Research from Deloitte shows that leaders who actively build trust in data-driven tools like artificial intelligence report higher benefits. They do so by balancing integration with risk rather than deferring blindly to systems.
These steps do not weaken data-driven approaches. They strengthen them by restoring balance between evidence, judgment, and accountability.
FAQs
What is an example of a data-driven process?
A common example of a data-driven process is employee performance evaluation using productivity metrics and feedback data. Managers analyze trends in output, quality, and engagement over time. They then combine those insights with human judgment to guide reviews, coaching, and improvement plans.

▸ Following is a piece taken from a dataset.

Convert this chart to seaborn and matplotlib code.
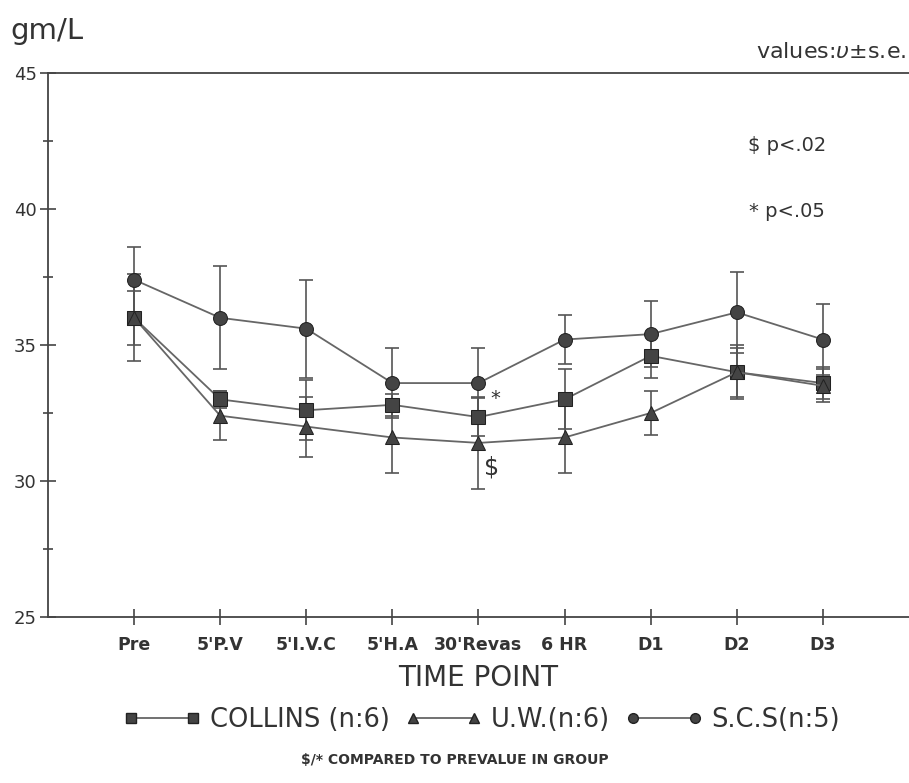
import numpy as np
import pandas as pd
import seaborn as sns
import matplotlib.pyplot as plt
from matplotlib.ticker import MultipleLocator

# values (mean and s.e.)
time_points = ["Pre", "5'P.V", "5'I.V.C", "5'H.A", "30'Revas", "6 HR", "D1", "D2", "D3"]
collins = [36.0, 33.0, 32.6, 32.8, 32.35, 33.0, 34.6, 34.0, 33.6]
collins_se = [1.0, 0.3, 1.1, 0.4, 0.7, 1.1, 0.8, 0.9, 0.6]
uw = [36.0, 32.4, 32.0, 31.6, 31.4, 31.6, 32.5, 34.0, 33.5]
uw_se = [1.6, 0.9, 1.1, 1.3, 1.7, 1.3, 0.8, 1.0, 0.6]
scs = [37.4, 36.0, 35.6, 33.6, 33.6, 35.2, 35.4, 36.2, 35.2]
scs_se = [1.2, 1.9, 1.8, 1.3, 1.3, 0.9, 1.2, 1.5, 1.3]
group_names = ["COLLINS (n:6)", "U.W.(n:6)", "S.C.S(n:5)"]

df = pd.concat([
    pd.DataFrame({"t": range(len(time_points)), "v": vals, "se": se, "group": name})
    for vals, se, name in zip([collins, uw, scs], [collins_se, uw_se, scs_se], group_names)
])

sns.set_style("white")
plt.rcParams["font.family"] = ["DejaVu Sans"]

fig = plt.figure(figsize=(9.09, 7.83), dpi=100)
ax = fig.add_axes([0.0528, 0.212, 0.9472, 0.6948])

ink = "#333333"
# error bars first so markers sit on top
for name in group_names:
    sub = df[df["group"] == name]
    ax.errorbar(sub["t"], sub["v"], yerr=sub["se"], fmt="none", ecolor="#555555",
                elinewidth=1.2, capsize=5, capthick=1.2, zorder=1)

sns.lineplot(data=df, x="t", y="v", hue="group", style="group",
             markers={"COLLINS (n:6)": "s", "U.W.(n:6)": "^", "S.C.S(n:5)": "o"},
             dashes=False, palette=[ink] * 3, markersize=10,
             markeredgecolor="#222222", linewidth=1.3, ax=ax, zorder=3, legend=False)
for line in ax.lines:
    line.set_color("#666666")
    line.set_markerfacecolor("#444444")

ax.set_xlim(-1, 9)
ax.set_ylim(25, 45)
ax.set_xticks(range(len(time_points)))
ax.set_xticklabels(time_points, fontsize=12.5, fontweight="bold", color=ink)
ax.yaxis.set_major_locator(MultipleLocator(5))
ax.yaxis.set_minor_locator(MultipleLocator(2.5))
ax.tick_params(axis="y", which="major", direction="inout", length=12, labelsize=13,
               pad=2, left=True, width=1.2, color="#444444", labelcolor=ink)
ax.tick_params(axis="y", which="minor", direction="inout", length=7, left=True,
               width=1.2, color="#444444")
ax.tick_params(axis="x", which="major", direction="inout", length=12,
               pad=8, bottom=True, width=1.2, color="#444444")
ax.spines["right"].set_visible(False)
for s in ["left", "top", "bottom"]:
    ax.spines[s].set_color("#444444")
    ax.spines[s].set_linewidth(1.3)
ax.set_xlabel("TIME POINT", fontsize=20, color=ink)
ax.xaxis.set_label_coords(0.5, -0.086)
ax.set_ylabel("")

# significance marks
ax.text(4.2, 33.05, "*", fontsize=14, color=ink, ha="center", va="center")
ax.text(4.15, 30.5, "$", fontsize=17, color=ink, ha="center", va="center")
ax.text(7.58, 42.35, "$ p<.02", fontsize=14, color=ink, ha="center", va="center")
ax.text(7.58, 39.9, "* p<.05", fontsize=14, color=ink, ha="center", va="center")

fig.text(0.011, 0.96, "gm/L", fontsize=21, color=ink, ha="left", va="center")
fig.text(0.997, 0.934, "values:$\\upsilon$±s.e.", fontsize=16, color=ink, ha="right", va="center")

handles = [plt.Line2D([0], [0], color="#666666", marker=m, markersize=7,
                      markerfacecolor="#444444", markeredgecolor="#222222", lw=1.3)
           for m in ["s", "^", "o"]]
fig.legend(handles, group_names, loc="center", bbox_to_anchor=(0.53, 0.081), ncol=3,
           numpoints=2, frameon=False, fontsize=18.5, handlelength=3.0, handletextpad=0.35,
           columnspacing=0.6, labelcolor=ink)
fig.text(0.5, 0.03, "$/* COMPARED TO PREVALUE IN GROUP", fontsize=10, fontweight="bold",
         color=ink, ha="center", va="center")

fig.savefig("out.png", dpi=100)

How can AI make business decisions?
AI can support business decisions by analyzing large datasets to identify patterns, risks, and opportunities. It helps forecast demand, optimize operations, and recommend actions faster than manual analysis alone. However, effective use requires human oversight to interpret results, manage bias, and assess real-world impact.
What is the main advantage of AI in decision-making?
The main advantage of AI in decision-making is its ability to process large volumes of data quickly and consistently. It can surface patterns and insights that humans might overlook. This speed helps leaders make more informed decisions while reserving judgment for complex or sensitive situations.
Overall, the real issue is no longer whether organizations should use data. That question has already been settled. The more important question is how much authority data should hold.
When leaders treat metrics as tools rather than truths, they preserve space for judgment, responsibility, and empathy. Numbers can inform decisions, but they cannot own the consequences of those decisions. That responsibility remains human, whether organizations acknowledge it or not.